SHORT TASK: Drop every picture. Then return, exactly, the lines from the beginning of the listing below through the one containing "label_step = 12".

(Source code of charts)

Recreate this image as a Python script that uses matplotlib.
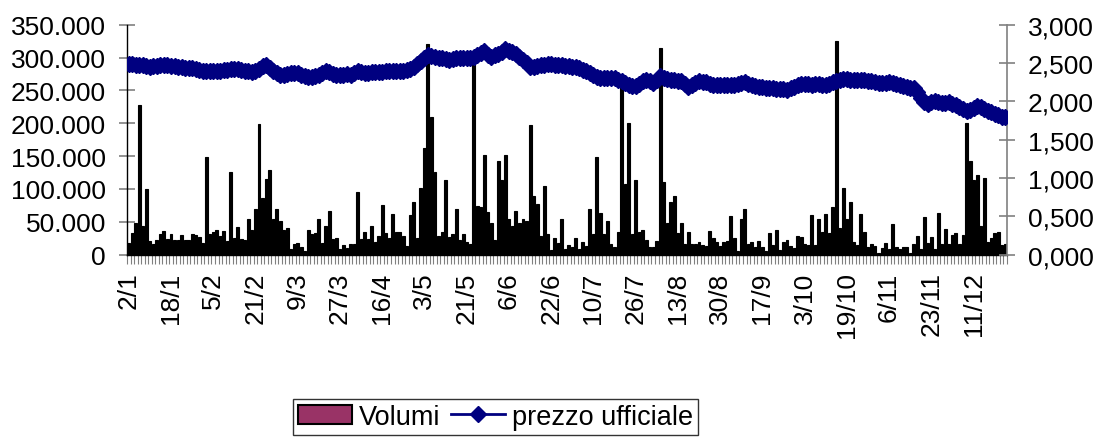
import numpy as np
import matplotlib
matplotlib.use("Agg")
import matplotlib.pyplot as plt
from matplotlib.patches import Patch
from matplotlib.lines import Line2D
from matplotlib.ticker import FuncFormatter, MultipleLocator

plt.rcParams['font.family'] = ['Liberation Sans', 'DejaVu Sans']

# ---- data (2001 trading days) ----
tick_labels = ["2/1", "18/1", "5/2", "21/2", "9/3", "27/3", "16/4", "3/5", "21/5", "6/6",
               "22/6", "10/7", "26/7", "13/8", "30/8", "17/9", "3/10", "19/10", "6/11",
               "23/11", "11/12"]
label_step = 12

volumi_k = [
    18, 33, 48, 228, 43, 100, 21, 16, 23, 31,
    36, 24, 31, 22, 23, 30, 23, 23, 32, 30,
    27, 18, 148, 32, 34, 37, 29, 36, 21, 126,
    26, 42, 24, 22, 54, 38, 69, 199, 86, 115,
    129, 55, 70, 52, 37, 41, 9, 16, 18, 11,
    6, 38, 32, 33, 55, 18, 44, 66, 24, 26,
    8, 15, 10, 16, 17, 95, 24, 35, 24, 43,
    19, 28, 75, 33, 25, 62, 35, 34, 28, 14,
    60, 80, 26, 102, 162, 321, 210, 126, 29, 35,
    113, 27, 31, 70, 23, 31, 20, 16, 300, 74,
    73, 152, 65, 49, 22, 143, 114, 152, 54, 43,
    66, 49, 54, 51, 197, 89, 77, 28, 104, 32,
    7, 25, 18, 55, 8, 15, 12, 26, 8, 20,
    14, 69, 31, 148, 63, 32, 52, 17, 12, 35,
    265, 107, 200, 32, 113, 35, 37, 23, 11, 12,
    21, 315, 110, 49, 80, 90, 33, 49, 16, 34,
    16, 16, 19, 15, 13, 36, 25, 19, 13, 20,
    21, 59, 25, 5, 55, 70, 17, 19, 12, 21,
    11, 6, 33, 15, 37, 7, 19, 23, 13, 10,
    28, 27, 17, 15, 61, 15, 54, 34, 62, 33,
    72, 325, 41, 102, 54, 80, 20, 15, 62, 35,
    12, 16, 14, 3, 10, 18, 9, 46, 11, 9,
    11, 11, 3, 16, 29, 9, 57, 18, 27, 9,
    64, 17, 39, 17, 30, 33, 16, 30, 200, 143,
    114, 122, 43, 116, 20, 26, 33, 35, 15, 16,
]

prezzo_ufficiale = [
    2.49, 2.49, 2.48, 2.48, 2.47, 2.46, 2.45, 2.46, 2.46, 2.47,
    2.48, 2.47, 2.46, 2.46, 2.45, 2.45, 2.44, 2.44, 2.43, 2.42,
    2.41, 2.40, 2.39, 2.39, 2.40, 2.39, 2.40, 2.41, 2.41, 2.42,
    2.42, 2.42, 2.41, 2.40, 2.39, 2.38, 2.40, 2.42, 2.46, 2.47,
    2.43, 2.40, 2.37, 2.35, 2.35, 2.36, 2.37, 2.365, 2.37, 2.35,
    2.33, 2.32, 2.32, 2.33, 2.34, 2.37, 2.40, 2.38, 2.36, 2.35,
    2.35, 2.35, 2.36, 2.35, 2.37, 2.39, 2.38, 2.37, 2.37, 2.38,
    2.38, 2.38, 2.38, 2.39, 2.39, 2.39, 2.395, 2.40, 2.40, 2.41,
    2.42, 2.45, 2.49, 2.53, 2.57, 2.60, 2.59, 2.58, 2.57, 2.56,
    2.55, 2.535, 2.55, 2.56, 2.57, 2.57, 2.56, 2.56, 2.58, 2.61,
    2.63, 2.655, 2.61, 2.575, 2.60, 2.62, 2.65, 2.68, 2.66, 2.64,
    2.62, 2.58, 2.54, 2.50, 2.45, 2.45, 2.46, 2.475, 2.48, 2.49,
    2.49, 2.48, 2.475, 2.47, 2.465, 2.46, 2.45, 2.445, 2.43, 2.41,
    2.39, 2.37, 2.34, 2.32, 2.31, 2.30, 2.30, 2.30, 2.31, 2.28,
    2.26, 2.24, 2.22, 2.20, 2.20, 2.23, 2.26, 2.28, 2.26, 2.24,
    2.28, 2.335, 2.31, 2.29, 2.28, 2.28, 2.27, 2.27, 2.23, 2.19,
    2.21, 2.24, 2.26, 2.255, 2.25, 2.23, 2.22, 2.21, 2.21, 2.22,
    2.22, 2.22, 2.22, 2.23, 2.24, 2.25, 2.23, 2.21, 2.20, 2.19,
    2.185, 2.18, 2.175, 2.17, 2.165, 2.16, 2.155, 2.15, 2.17, 2.19,
    2.21, 2.225, 2.23, 2.23, 2.22, 2.23, 2.23, 2.22, 2.215, 2.23,
    2.25, 2.265, 2.28, 2.29, 2.29, 2.285, 2.28, 2.28, 2.285, 2.28,
    2.27, 2.26, 2.25, 2.24, 2.235, 2.24, 2.25, 2.24, 2.23, 2.21,
    2.20, 2.19, 2.18, 2.175, 2.12, 2.05, 1.99, 1.965, 1.99, 2.01,
    1.99, 1.975, 1.98, 1.99, 1.97, 1.95, 1.93, 1.90, 1.87, 1.89,
    1.92, 1.945, 1.93, 1.90, 1.88, 1.86, 1.84, 1.82, 1.80, 1.80,
]

volumi = np.array(volumi_k) * 1000
N = len(volumi)
x = np.arange(N)

FS = 19
W, H = 1094, 439
fig = plt.figure(figsize=(W / 100, H / 100), dpi=100)
ax = fig.add_axes([127 / W, 1 - 255.7 / H, (1007 - 127) / W, (255.7 - 25.7) / H])
ax2 = ax.twinx()

ax.bar(x, volumi, width=0.85, color='black', edgecolor='black', linewidth=0.8, zorder=2)
line, = ax2.plot(x, prezzo_ufficiale, color='#000080', lw=2.0, marker='D', ms=8.5,
                 mfc='#000080', mec='#000080', zorder=3)

ax.set_xlim(-0.5, N - 0.5)
ax.set_ylim(0, 350000)
ax2.set_ylim(0, 3.0)

ax.yaxis.set_major_locator(MultipleLocator(50000))
ax2.yaxis.set_major_locator(MultipleLocator(0.5))
ax.yaxis.set_major_formatter(FuncFormatter(lambda v, p: "0" if v == 0 else f"{int(round(v)):,}".replace(",", ".")))
ax2.yaxis.set_major_formatter(FuncFormatter(lambda v, p: f"{v:.3f}".replace(".", ",")))

# x ticks: marks at each category boundary, labels every 12 days
ax.set_xticks(np.arange(N + 1) - 0.5, minor=True)
ax.set_xticks(np.arange(0, N, label_step)[:len(tick_labels)])
ax.set_xticklabels(tick_labels, rotation=90, fontsize=FS)
ax.tick_params(axis='x', which='major', length=0, pad=12)
ax.tick_params(axis='x', which='minor', length=6.5, width=0.8, color='#808080', direction='out')

ax.tick_params(axis='y', which='major', direction='inout', length=11.5, width=1.2,
               color='#808080', labelsize=FS, pad=9.3)
ax2.tick_params(axis='y', which='major', direction='inout', length=11.5, width=1.2,
                color='#808080', labelsize=FS, pad=9.3)

for a in (ax, ax2):
    a.spines['top'].set_visible(False)
    a.set_facecolor('none')
ax.spines['right'].set_visible(False)
ax2.spines['left'].set_visible(False)
ax2.spines['bottom'].set_visible(False)
ax.spines['left'].set_color('black')
ax.spines['left'].set_linewidth(1.0)
ax.spines['bottom'].set_color('black')
ax.spines['bottom'].set_linewidth(1.0)
ax2.spines['right'].set_color('#808080')
ax2.spines['right'].set_linewidth(1.2)

handles = [Patch(facecolor='#993366', edgecolor='black', linewidth=1.5),
           Line2D([], [], color='#000080', lw=2.0, marker='D', ms=8.5,
                  mfc='#000080', mec='#000080')]
leg = fig.legend(handles, ["Volumi", "prezzo ufficiale"], loc='upper left',
                 bbox_to_anchor=(293 / W, 1 - 400 / H), ncol=2, fontsize=19.5,
                 frameon=True, fancybox=False, shadow=False, borderpad=0.18,
                 handlelength=2.0, handleheight=0.75, handletextpad=0.25,
                 columnspacing=0.4, borderaxespad=0, numpoints=1)
leg.get_frame().set_edgecolor('black')
leg.get_frame().set_linewidth(1.0)

fig.savefig("out.png", dpi=100)
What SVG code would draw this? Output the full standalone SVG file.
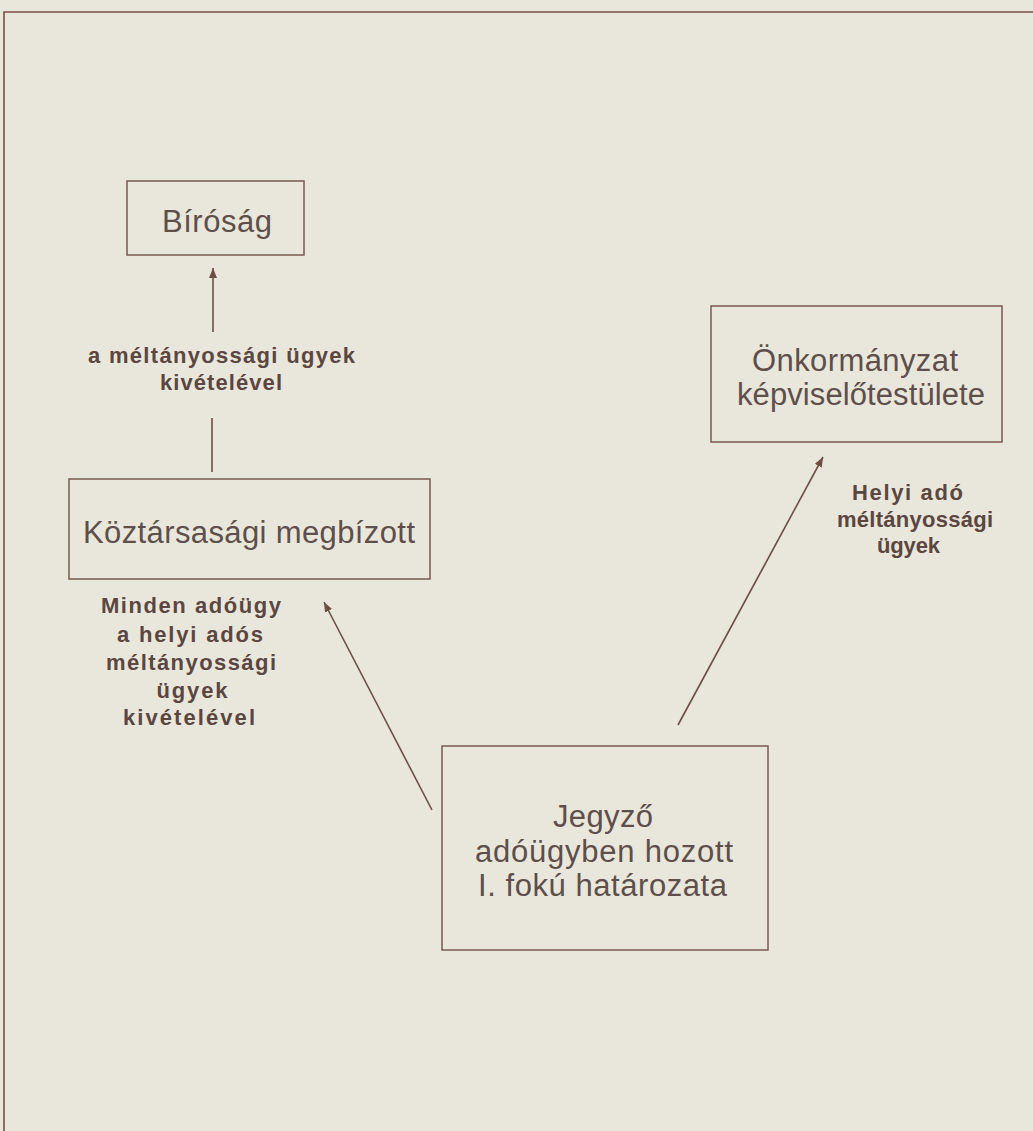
<svg xmlns="http://www.w3.org/2000/svg" width="1033" height="1131" viewBox="0 0 1033 1131">
  <defs>
    <style>
      .box { fill: none; stroke: #7a5a50; stroke-width: 1.5; }
      .conn { fill: none; stroke: #6e4e46; stroke-width: 1.6; }
      .frame { fill: none; stroke: #7a4f45; stroke-width: 1.6; }
      .main { font-family: "Liberation Sans", Arial, sans-serif; font-size: 31px; fill: #5e4f4a; text-anchor: middle; }
      .lbl { font-family: "Liberation Sans", Arial, sans-serif; font-size: 22px; font-weight: bold; fill: #5b4640; text-anchor: middle; }
    </style>
    <marker id="arr" viewBox="0 0 10 8" refX="10" refY="4" markerWidth="10" markerHeight="8" markerUnits="userSpaceOnUse" orient="auto">
      <path d="M0,0 L10,4 L0,8 Z" fill="#6e4e46"/>
    </marker>
  </defs>
  <rect x="0" y="0" width="1033" height="1131" fill="#e9e7dc"/>
  <path class="frame" d="M4,1131 L4,12 L1033,12"/>

  <g id="connectors">
    <line class="conn" x1="213" y1="332" x2="213" y2="268" marker-end="url(#arr)"/>
    <line class="conn" x1="212" y1="418" x2="212" y2="472"/>
    <line class="conn" x1="432" y1="810" x2="324" y2="602" marker-end="url(#arr)"/>
    <line class="conn" x1="678" y1="725" x2="823" y2="457" marker-end="url(#arr)"/>
    <text class="lbl" x="221.5" y="363" textLength="267" lengthAdjust="spacing">a méltányossági ügyek</text>
    <text class="lbl" x="221" y="390" textLength="122" lengthAdjust="spacing">kivételével</text>
    <text class="lbl" x="191" y="613" textLength="180" lengthAdjust="spacing">Minden adóügy</text>
    <text class="lbl" x="190" y="642" textLength="146" lengthAdjust="spacing">a helyi adós</text>
    <text class="lbl" x="191" y="670" textLength="170" lengthAdjust="spacing">méltányossági</text>
    <text class="lbl" x="192" y="698" textLength="71" lengthAdjust="spacing">ügyek</text>
    <text class="lbl" x="189" y="725" textLength="132" lengthAdjust="spacing">kivételével</text>
    <text class="lbl" x="907.5" y="500" textLength="111" lengthAdjust="spacing">Helyi adó</text>
    <text class="lbl" x="915" y="527" textLength="156" lengthAdjust="spacing">méltányossági</text>
    <text class="lbl" x="908.5" y="553" textLength="63" lengthAdjust="spacing">ügyek</text>
  </g>

  <g id="birosag">
    <rect class="box" x="127" y="181" width="177" height="74"/>
    <text class="main" x="217" y="232" textLength="110" lengthAdjust="spacing">Bíróság</text>
  </g>

  <g id="koztarsasagi">
    <rect class="box" x="69" y="479" width="361" height="100"/>
    <text class="main" x="249" y="543" textLength="332" lengthAdjust="spacing">Köztársasági megbízott</text>
  </g>

  <g id="onkormanyzat">
    <rect class="box" x="711" y="306" width="291" height="136"/>
    <text class="main" x="855" y="371" textLength="206" lengthAdjust="spacing">Önkormányzat</text>
    <text class="main" x="861" y="405" textLength="248" lengthAdjust="spacing">képviselőtestülete</text>
  </g>

  <g id="jegyzo">
    <rect class="box" x="442" y="746" width="326" height="204"/>
    <text class="main" x="603" y="827" textLength="100" lengthAdjust="spacing">Jegyző</text>
    <text class="main" x="604" y="862" textLength="258" lengthAdjust="spacing">adóügyben hozott</text>
    <text class="main" x="602.5" y="896" textLength="249" lengthAdjust="spacing">I. fokú határozata</text>
  </g>
</svg>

WRITTEN SOLUTION:
Recreate this image as a Python script that uses matplotlib.
import numpy as np
import matplotlib
matplotlib.use("Agg")
import matplotlib.pyplot as plt
from matplotlib.patches import Patch
from matplotlib.lines import Line2D
from matplotlib.ticker import FuncFormatter, MultipleLocator

plt.rcParams['font.family'] = ['Liberation Sans', 'DejaVu Sans']

# ---- data (2001 trading days) ----
tick_labels = ["2/1", "18/1", "5/2", "21/2", "9/3", "27/3", "16/4", "3/5", "21/5", "6/6",
               "22/6", "10/7", "26/7", "13/8", "30/8", "17/9", "3/10", "19/10", "6/11",
               "23/11", "11/12"]
label_step = 12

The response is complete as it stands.